Brenda Blethyn (Secretos y mentiras) da vida a la infame chimentera Louella
Parsons, correveidile de Hearst, y John Malkovich es Herman Mankiewicz,
guionista de El ciudadano. A Liev Schreiber (Deseos y sospechas) le tocó
bailar con la más fea: encarnar a Orson Welles. Una de esas figuras
que, de tan grandes, dejan chiquito a quien intente ponerse en sus zapatos.
Sobre todo, si no se tiene el fuego sagrado. Schreiber no da impresión
de tenerlo.
Debe reconocerse que, a falta de volumen y tal vez con ayuda de algún
procesamiento electrónico, en más de un momento Schreiber
logra reproducir aquella célebre voz de caverna y fraseo olímpico.

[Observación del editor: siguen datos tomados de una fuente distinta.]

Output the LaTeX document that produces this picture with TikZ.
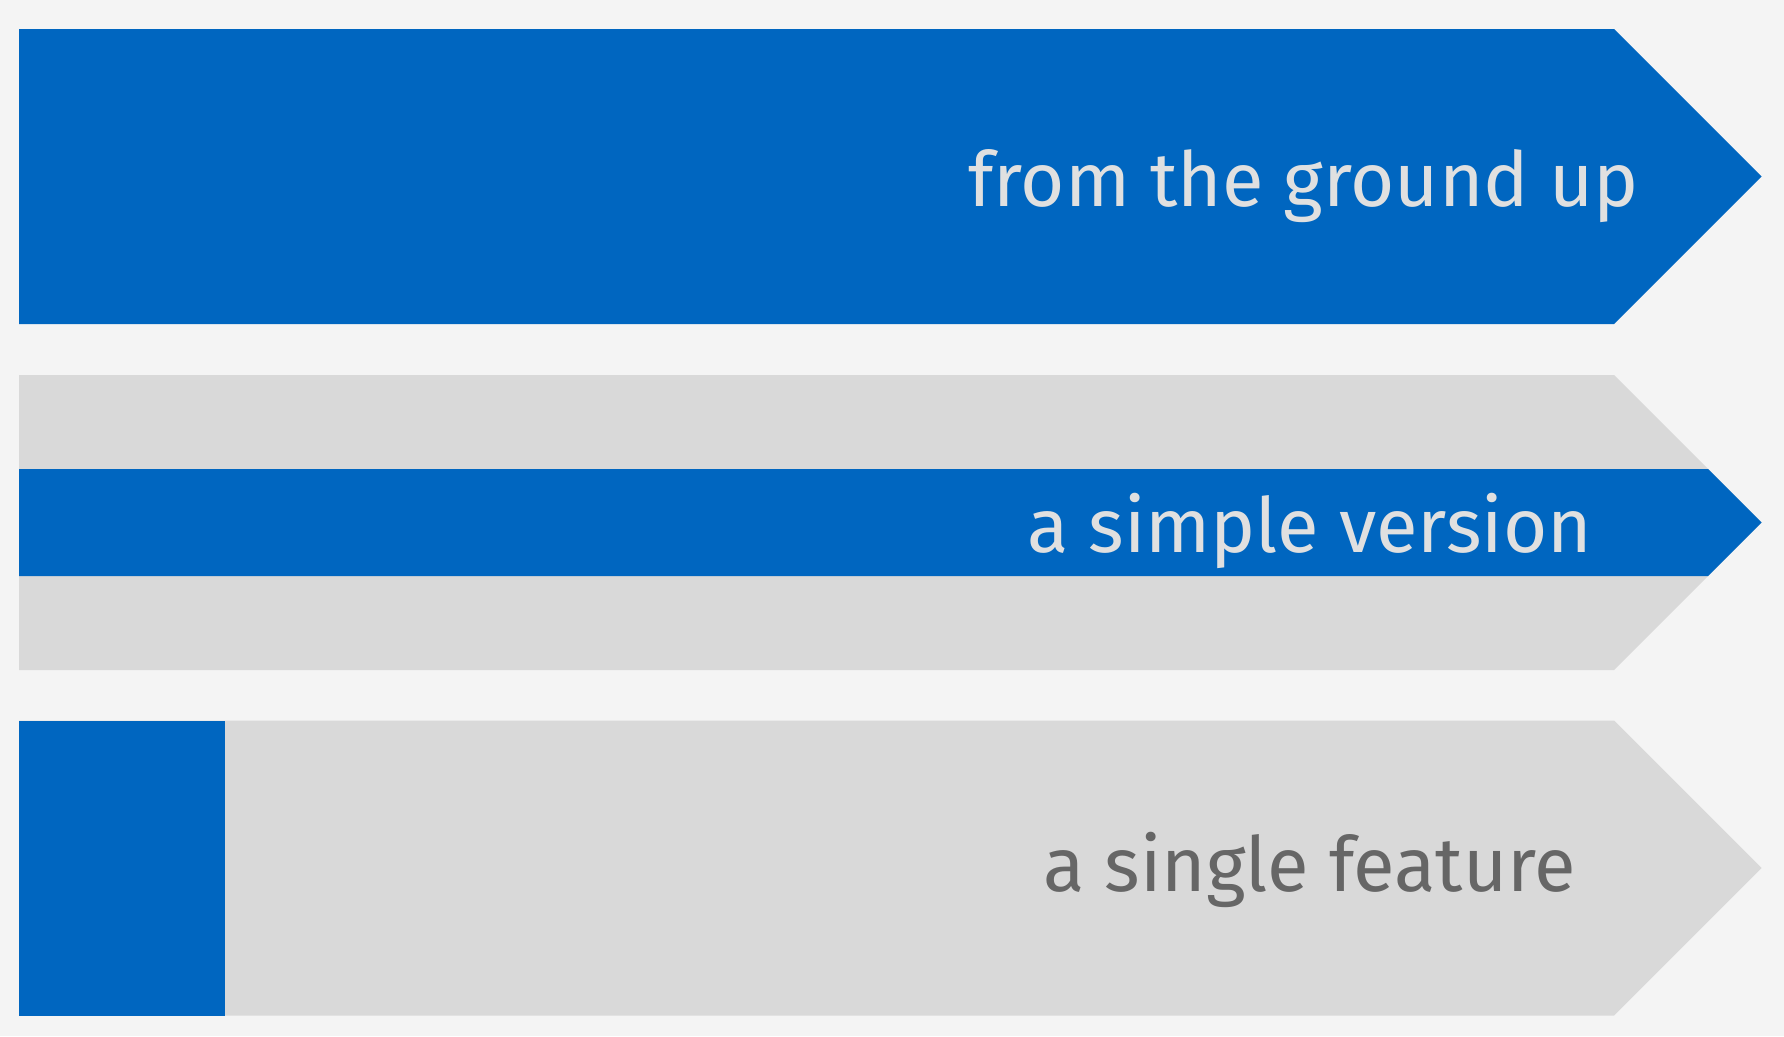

A la película misma le pasa un poco lo que al actor: meterse con
El ciudadano achica a cualquiera, y RKO 281 raramente logra despegar del
carácter de respetuosa reconstrucción. Aún
así, los entretelones de semejante creación no dejan de
ser fascinantes, aunque más no sea por propiedad transitiva y aun
admitiendo cierto margen de ficcionalización. Si el planteo de
RKO 281 tiende a hacer pasar El ciudadano no por la obra maestra que es
sino por una mimesis de la realidad, la historia del poderoso intentando
acallar al artista insolente por cualquier medio no deja de ser apasionante.
Está documentado que Hearst presionó directamente sobre
los dueños de Hollywood (Louis Mayer, Irving Thalberg, los hermanos
Warner, David O. Selznick, Harry Cohn) para que El ciudadano jamás
se estrenara, y es estrictamente cierto que éstos ofrecieron a
los directivos de RKO 800 mil dólares por el negativo de El ciudadano,
con la intención de prenderle fuego y hacerla desaparecer para
siempre. Oferta que, sorprendentemente, fue rechazada. RKO 281 muestra
también que el enfrentamiento entre Wellesy Hearst fue, en el fondo,
el de dos Américas encontradas: una que veía en la política
demócrata del presidente Roosevelt la encarnación de valores
progresistas; la otra, que detrás de esos mismos valores sospechaba
la sombra del bolchevismo y el sionismo internacional. Al
fin y al cabo, de esa misma contradicción está hecho cierto
ser mítico llamado Charles Foster Kane, que quizás haya
sido, finalmente, algo así como una fusión entre dos enemigos
jurados, tan distintos y tan parecidos.